> **Given problem**
Do not include the pictures; repeat the rest of the data exactly.

> **Data section**
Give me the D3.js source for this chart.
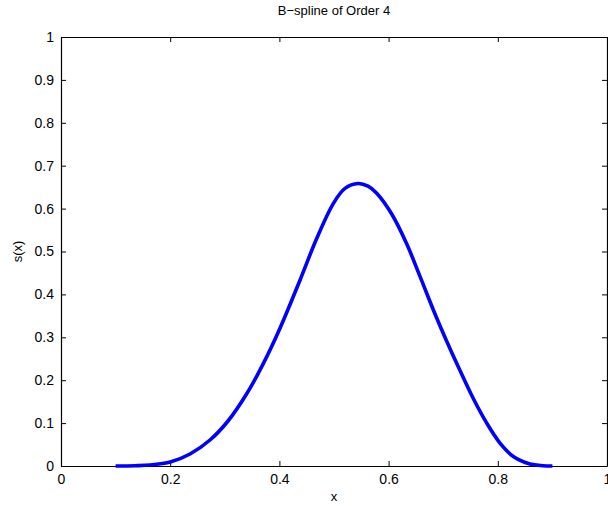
<!DOCTYPE html>
<html>
<head>
<meta charset="utf-8">
<script src="https://cdn.jsdelivr.net/npm/d3@7"></script>
<style>
  html, body { margin: 0; padding: 0; background: #fff; }
  svg { display: block; }
  text { font-family: "Liberation Sans", Arial, Helvetica, sans-serif; fill: #000; }
</style>
</head>
<body>
<svg id="chart" width="608" height="506"></svg>
<script>
// ---- data ----
const xValues = [0.100, 0.1355, 0.163, 0.2015, 0.2363, 0.2729, 0.3059, 0.3401, 0.3705, 0.4011,
                 0.4377, 0.4683, 0.4987, 0.5201, 0.544, 0.5623, 0.5782, 0.6057, 0.6331, 0.6575,
                 0.685, 0.7064, 0.7308, 0.7551, 0.7797, 0.804, 0.8284, 0.859, 0.8828, 0.900];
const yValues = [0.000, 0.0007, 0.0023, 0.0100, 0.0280, 0.0606, 0.1049, 0.1683, 0.2387, 0.3212,
                 0.4331, 0.5303, 0.6117, 0.6471, 0.6585, 0.6522, 0.6359, 0.5874, 0.5179, 0.4420,
                 0.3543, 0.2909, 0.2226, 0.1573, 0.1000, 0.0534, 0.0221, 0.0047, 0.0007, 0.000];
const xTicks = [0, 0.2, 0.4, 0.6, 0.8, 1];
const yTicks = [0, 0.1, 0.2, 0.3, 0.4, 0.5, 0.6, 0.7, 0.8, 0.9, 1];
const titleText = "B\u2212spline of Order 4";
const xLabelText = "x";
const yLabelText = "s(x)";

// ---- layout ----
const mLeft = 61, mRight = 607, mTop = 37, mBottom = 466;
const svg = d3.select("#chart");

const x = d3.scaleLinear().domain([0, 1]).range([mLeft, mRight]);
const y = d3.scaleLinear().domain([0, 1]).range([mBottom, mTop]);

const fmt = d => (d === 0 || d === 1) ? String(d) : d3.format(".1f")(d);

// axes (ticks inward, MATLAB style)
const gB = svg.append("g").attr("transform", `translate(0,${mBottom})`)
  .call(d3.axisBottom(x).tickValues(xTicks).tickFormat(fmt).tickSizeInner(-5).tickSizeOuter(0).tickPadding(8));
const gT = svg.append("g").attr("transform", `translate(0,${mTop})`)
  .call(d3.axisTop(x).tickValues(xTicks).tickFormat("").tickSizeInner(-5).tickSizeOuter(0));
const gL = svg.append("g").attr("transform", `translate(${mLeft},0)`)
  .call(d3.axisLeft(y).tickValues(yTicks).tickFormat(fmt).tickSizeInner(-5).tickSizeOuter(0).tickPadding(7));
const gR = svg.append("g").attr("transform", `translate(${mRight},0)`)
  .call(d3.axisRight(y).tickValues(yTicks).tickFormat("").tickSizeInner(-5).tickSizeOuter(0));

[gB, gT, gL, gR].forEach(g => {
  g.select(".domain").attr("stroke", "#000").attr("stroke-width", 1.2);
  g.selectAll(".tick line").attr("stroke", "#000").attr("stroke-width", 1);
  g.selectAll(".tick text").attr("font-size", 14).attr("font-family", "Liberation Sans, Arial, sans-serif").attr("fill", "#000");
});

// curve
const pts = xValues.map((v, i) => [v, yValues[i]]);
const line = d3.line().x(d => x(d[0])).y(d => y(d[1])).curve(d3.curveCatmullRom.alpha(0.5));
svg.append("path").datum(pts)
  .attr("d", line)
  .attr("fill", "none")
  .attr("stroke", "#0000ff")
  .attr("stroke-width", 3.6)
  .attr("stroke-linejoin", "round");

// title and labels
svg.append("text").attr("x", (mLeft + mRight) / 2).attr("y", 15)
  .attr("text-anchor", "middle").attr("font-size", 13).text(titleText);
svg.append("text").attr("x", (mLeft + mRight) / 2).attr("y", 501)
  .attr("text-anchor", "middle").attr("font-size", 13).text(xLabelText);
svg.append("text").attr("transform", `translate(22,${(mTop + mBottom) / 2}) rotate(-90)`)
  .attr("text-anchor", "middle").attr("font-size", 13).text(yLabelText);
</script>
</body>
</html>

> **Solution below**
Give me the D3.js source for this chart.
<!DOCTYPE html>
<html>
<head>
<meta charset="utf-8">
<script src="https://cdn.jsdelivr.net/npm/d3@7"></script>
<style>
  html, body { margin: 0; padding: 0; background: #fff; }
  svg { display: block; }
  text { font-family: "Liberation Sans", Arial, Helvetica, sans-serif; fill: #000; }
</style>
</head>
<body>
<svg id="chart" width="608" height="506"></svg>
<script>
// ---- data ----
const xValues = [0.100, 0.1355, 0.163, 0.2015, 0.2363, 0.2729, 0.3059, 0.3401, 0.3705, 0.4011,
                 0.4377, 0.4683, 0.4987, 0.5201, 0.544, 0.5623, 0.5782, 0.6057, 0.6331, 0.6575,
                 0.685, 0.7064, 0.7308, 0.7551, 0.7797, 0.804, 0.8284, 0.859, 0.8828, 0.900];
const yValues = [0.000, 0.0007, 0.0023, 0.0100, 0.0280, 0.0606, 0.1049, 0.1683, 0.2387, 0.3212,
                 0.4331, 0.5303, 0.6117, 0.6471, 0.6585, 0.6522, 0.6359, 0.5874, 0.5179, 0.4420,
                 0.3543, 0.2909, 0.2226, 0.1573, 0.1000, 0.0534, 0.0221, 0.0047, 0.0007, 0.000];
const xTicks = [0, 0.2, 0.4, 0.6, 0.8, 1];
const yTicks = [0, 0.1, 0.2, 0.3, 0.4, 0.5, 0.6, 0.7, 0.8, 0.9, 1];
const titleText = "B\u2212spline of Order 4";
const xLabelText = "x";
const yLabelText = "s(x)";

// ---- layout ----
const mLeft = 61, mRight = 607, mTop = 37, mBottom = 466;
const svg = d3.select("#chart");

const x = d3.scaleLinear().domain([0, 1]).range([mLeft, mRight]);
const y = d3.scaleLinear().domain([0, 1]).range([mBottom, mTop]);

const fmt = d => (d === 0 || d === 1) ? String(d) : d3.format(".1f")(d);

// axes (ticks inward, MATLAB style)
const gB = svg.append("g").attr("transform", `translate(0,${mBottom})`)
  .call(d3.axisBottom(x).tickValues(xTicks).tickFormat(fmt).tickSizeInner(-5).tickSizeOuter(0).tickPadding(8));
const gT = svg.append("g").attr("transform", `translate(0,${mTop})`)
  .call(d3.axisTop(x).tickValues(xTicks).tickFormat("").tickSizeInner(-5).tickSizeOuter(0));
const gL = svg.append("g").attr("transform", `translate(${mLeft},0)`)
  .call(d3.axisLeft(y).tickValues(yTicks).tickFormat(fmt).tickSizeInner(-5).tickSizeOuter(0).tickPadding(7));
const gR = svg.append("g").attr("transform", `translate(${mRight},0)`)
  .call(d3.axisRight(y).tickValues(yTicks).tickFormat("").tickSizeInner(-5).tickSizeOuter(0));

[gB, gT, gL, gR].forEach(g => {
  g.select(".domain").attr("stroke", "#000").attr("stroke-width", 1.2);
  g.selectAll(".tick line").attr("stroke", "#000").attr("stroke-width", 1);
  g.selectAll(".tick text").attr("font-size", 14).attr("font-family", "Liberation Sans, Arial, sans-serif").attr("fill", "#000");
});

// curve
const pts = xValues.map((v, i) => [v, yValues[i]]);
const line = d3.line().x(d => x(d[0])).y(d => y(d[1])).curve(d3.curveCatmullRom.alpha(0.5));
svg.append("path").datum(pts)
  .attr("d", line)
  .attr("fill", "none")
  .attr("stroke", "#0000ff")
  .attr("stroke-width", 3.6)
  .attr("stroke-linejoin", "round");

// title and labels
svg.append("text").attr("x", (mLeft + mRight) / 2).attr("y", 15)
  .attr("text-anchor", "middle").attr("font-size", 13).text(titleText);
svg.append("text").attr("x", (mLeft + mRight) / 2).attr("y", 501)
  .attr("text-anchor", "middle").attr("font-size", 13).text(xLabelText);
svg.append("text").attr("transform", `translate(22,${(mTop + mBottom) / 2}) rotate(-90)`)
  .attr("text-anchor", "middle").attr("font-size", 13).text(yLabelText);
</script>
</body>
</html>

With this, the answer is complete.